Writing Counterargument – Is it just me, or is this a thing that our writers seem to struggle with? Perhaps it is that we are letting them pursue topics they are passionate about, and they find themselves with tunnel vision. Perhaps we’re not explicitly teaching this as well as we should.
That’s one of the things I really like about this mentor text – it’s a good teaching tool. The piece explicitly does what we want them to do, exploring different sides of an issue. Tower does put the two sides on equal footing to a certain extent, as he finds what’s puzzling on both sides. Yet, his focus on both sides presents a balance our writers would do well to emulate. Consider that they often present three, or more arguments in favour of their issue, and then drop in the token counterpoint before their conclusions. Pushing for a balance, as is mentored in this piece, would, I think strengthen their ability to craft counterargument.

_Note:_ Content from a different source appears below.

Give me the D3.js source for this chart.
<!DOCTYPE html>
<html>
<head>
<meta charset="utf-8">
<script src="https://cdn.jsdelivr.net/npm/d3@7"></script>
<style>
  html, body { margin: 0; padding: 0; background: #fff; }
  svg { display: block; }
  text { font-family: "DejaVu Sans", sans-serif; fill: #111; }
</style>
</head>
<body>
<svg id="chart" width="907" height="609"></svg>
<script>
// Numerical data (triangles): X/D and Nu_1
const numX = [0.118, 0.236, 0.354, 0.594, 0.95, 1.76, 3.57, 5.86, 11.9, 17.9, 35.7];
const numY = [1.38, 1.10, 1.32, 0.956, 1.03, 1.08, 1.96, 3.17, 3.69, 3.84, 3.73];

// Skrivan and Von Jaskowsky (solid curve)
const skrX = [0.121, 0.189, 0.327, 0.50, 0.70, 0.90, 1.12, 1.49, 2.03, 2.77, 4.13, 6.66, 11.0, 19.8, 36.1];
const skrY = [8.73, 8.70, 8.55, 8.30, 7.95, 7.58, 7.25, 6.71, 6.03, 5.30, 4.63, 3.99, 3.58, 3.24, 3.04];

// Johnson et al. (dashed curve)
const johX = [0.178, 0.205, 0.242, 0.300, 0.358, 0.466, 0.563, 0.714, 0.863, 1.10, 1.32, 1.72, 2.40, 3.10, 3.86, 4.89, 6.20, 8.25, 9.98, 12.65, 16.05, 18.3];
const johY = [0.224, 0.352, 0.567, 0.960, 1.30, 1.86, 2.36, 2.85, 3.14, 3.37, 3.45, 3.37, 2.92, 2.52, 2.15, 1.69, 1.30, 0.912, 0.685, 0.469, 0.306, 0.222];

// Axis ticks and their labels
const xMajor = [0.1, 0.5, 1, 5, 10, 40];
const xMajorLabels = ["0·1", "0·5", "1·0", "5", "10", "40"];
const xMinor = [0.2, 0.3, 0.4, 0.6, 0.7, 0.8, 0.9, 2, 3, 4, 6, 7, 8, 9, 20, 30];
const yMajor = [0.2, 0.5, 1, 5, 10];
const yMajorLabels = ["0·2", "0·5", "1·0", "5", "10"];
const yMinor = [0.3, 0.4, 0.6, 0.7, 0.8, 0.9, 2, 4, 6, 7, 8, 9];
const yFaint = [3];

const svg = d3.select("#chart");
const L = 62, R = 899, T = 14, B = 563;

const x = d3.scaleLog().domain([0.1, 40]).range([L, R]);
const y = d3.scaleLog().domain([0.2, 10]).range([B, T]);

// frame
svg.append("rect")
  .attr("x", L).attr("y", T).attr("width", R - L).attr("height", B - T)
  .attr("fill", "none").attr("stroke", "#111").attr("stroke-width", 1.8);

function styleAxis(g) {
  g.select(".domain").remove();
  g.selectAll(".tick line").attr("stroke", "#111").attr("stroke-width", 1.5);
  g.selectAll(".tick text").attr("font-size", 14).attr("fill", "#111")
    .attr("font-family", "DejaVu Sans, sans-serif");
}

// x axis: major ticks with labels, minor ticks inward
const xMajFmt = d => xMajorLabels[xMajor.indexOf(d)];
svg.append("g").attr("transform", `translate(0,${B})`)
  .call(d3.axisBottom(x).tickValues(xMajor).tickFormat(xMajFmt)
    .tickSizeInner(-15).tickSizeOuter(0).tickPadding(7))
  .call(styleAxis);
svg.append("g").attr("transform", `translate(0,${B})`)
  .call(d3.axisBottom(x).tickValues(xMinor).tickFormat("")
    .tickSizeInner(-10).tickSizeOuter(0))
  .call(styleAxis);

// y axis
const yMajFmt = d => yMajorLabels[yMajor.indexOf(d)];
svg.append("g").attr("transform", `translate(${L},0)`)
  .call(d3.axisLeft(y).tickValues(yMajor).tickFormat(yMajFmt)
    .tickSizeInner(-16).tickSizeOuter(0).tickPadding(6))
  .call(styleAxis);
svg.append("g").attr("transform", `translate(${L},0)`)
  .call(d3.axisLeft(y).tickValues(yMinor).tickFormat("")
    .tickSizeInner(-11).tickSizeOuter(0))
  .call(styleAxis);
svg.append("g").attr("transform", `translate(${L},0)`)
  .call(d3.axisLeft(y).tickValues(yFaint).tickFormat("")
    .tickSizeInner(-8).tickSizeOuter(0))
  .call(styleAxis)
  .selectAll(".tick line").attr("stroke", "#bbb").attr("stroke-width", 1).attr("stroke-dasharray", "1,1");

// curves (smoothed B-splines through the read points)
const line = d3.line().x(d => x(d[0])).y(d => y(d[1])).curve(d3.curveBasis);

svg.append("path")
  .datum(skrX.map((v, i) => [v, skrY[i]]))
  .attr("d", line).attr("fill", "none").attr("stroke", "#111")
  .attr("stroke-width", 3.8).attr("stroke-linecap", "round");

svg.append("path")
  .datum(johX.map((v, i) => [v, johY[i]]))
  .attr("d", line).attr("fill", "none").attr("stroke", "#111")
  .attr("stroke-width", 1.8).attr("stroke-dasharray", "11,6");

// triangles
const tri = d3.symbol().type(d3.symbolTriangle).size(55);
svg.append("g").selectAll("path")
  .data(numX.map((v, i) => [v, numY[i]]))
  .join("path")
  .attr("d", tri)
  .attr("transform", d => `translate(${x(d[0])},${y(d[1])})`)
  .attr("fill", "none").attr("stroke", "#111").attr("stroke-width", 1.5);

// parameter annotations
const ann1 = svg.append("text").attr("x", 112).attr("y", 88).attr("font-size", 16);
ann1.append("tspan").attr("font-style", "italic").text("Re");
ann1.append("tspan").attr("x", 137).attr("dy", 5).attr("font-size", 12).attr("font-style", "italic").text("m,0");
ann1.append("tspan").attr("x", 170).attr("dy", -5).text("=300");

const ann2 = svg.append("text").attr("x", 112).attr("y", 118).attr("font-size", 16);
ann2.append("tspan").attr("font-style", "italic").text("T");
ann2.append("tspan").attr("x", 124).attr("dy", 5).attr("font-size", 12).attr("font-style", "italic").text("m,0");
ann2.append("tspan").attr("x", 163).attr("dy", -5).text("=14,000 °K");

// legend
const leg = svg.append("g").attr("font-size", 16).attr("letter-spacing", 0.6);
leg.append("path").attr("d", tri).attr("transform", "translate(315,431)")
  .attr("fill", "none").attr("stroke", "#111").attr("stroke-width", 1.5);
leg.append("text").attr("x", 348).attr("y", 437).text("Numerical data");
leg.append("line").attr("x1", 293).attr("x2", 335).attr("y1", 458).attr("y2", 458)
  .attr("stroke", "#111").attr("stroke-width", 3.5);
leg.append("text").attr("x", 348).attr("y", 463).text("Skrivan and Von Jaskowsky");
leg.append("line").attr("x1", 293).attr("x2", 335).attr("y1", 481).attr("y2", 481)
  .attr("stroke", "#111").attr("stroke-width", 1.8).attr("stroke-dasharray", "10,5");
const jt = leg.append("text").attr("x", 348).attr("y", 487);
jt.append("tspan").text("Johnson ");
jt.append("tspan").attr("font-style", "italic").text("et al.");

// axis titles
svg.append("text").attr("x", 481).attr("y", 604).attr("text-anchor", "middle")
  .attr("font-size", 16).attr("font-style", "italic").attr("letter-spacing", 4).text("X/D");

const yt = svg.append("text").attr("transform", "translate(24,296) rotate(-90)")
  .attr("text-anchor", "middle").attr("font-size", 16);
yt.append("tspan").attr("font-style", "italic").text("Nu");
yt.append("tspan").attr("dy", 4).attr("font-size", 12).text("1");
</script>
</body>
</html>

Exploring difficult issues – As a teacher, I really try to have students deal with issues that challenge their thinking, and push them to think critically. We talk a lot, but I am a hug advocate of exploring their thinking, and the facts that are out there, through their writing.
And this is a prefect mentor text for this, because it’s exactly what Tower does in this piece. Even the conceit of “no convincing answer” is valuable. If the expectation is to present muliple sides of a difficult issue, then this may take away the focus on a thesis. Instead of being asked to argue, they are explicitly asked to explore. They don’t have to come up with an answer, but instead, need to highlight why it is so diffucult to find one.
This structure, in my opinion, gives them a structure to follow as a writer, as they think freely, exploring ideas.
Expanding writing – In my experience, the issue of length is a significant one for many high school writers. Given an assigned length for, say, a paper, they move into a weird panic mode. They drop in gigantic quotes, or find themselves tempted to plagiarize to meet a length.
I’ve mentally been keeping track of strategies to help students “pad” their papers with integrity and legitimacy. I think this mentor text offers a way to do this. If they’re writing essays about a broad enough theme, then dropping in a “no convincing answer” section should be relatively easy. There would be, clearly, a need to discuss where such a section would fit best, and a need to make sure it worked in the piece and with the topic, but I think it could add considerable value to an essay, as well as adding a few parapgraphs of length. I think, if I teach this as a strategy within the writing of an essay, I’d actually encourage students to add this element in addition to their counterarguments, encouraging them to find a “decisive” counterargument, and keep this section as an exploration of the ambiguities within the topic they’re writing about.
As with many mentor texts, this one sparked my interest for a single clear purpose, but as I reflected further, I realized that it was a strong piece with many optential uses. That makes it a great find, and a good share. As well, anything that gives me another reason to love The Best American series of anthologies more is always grealy appreciated.
How do you approach research writing with students – old school, or in creative ways? What are your creative ways? What do you use to teach counterargument? How do you guide students to add length to their academic essays?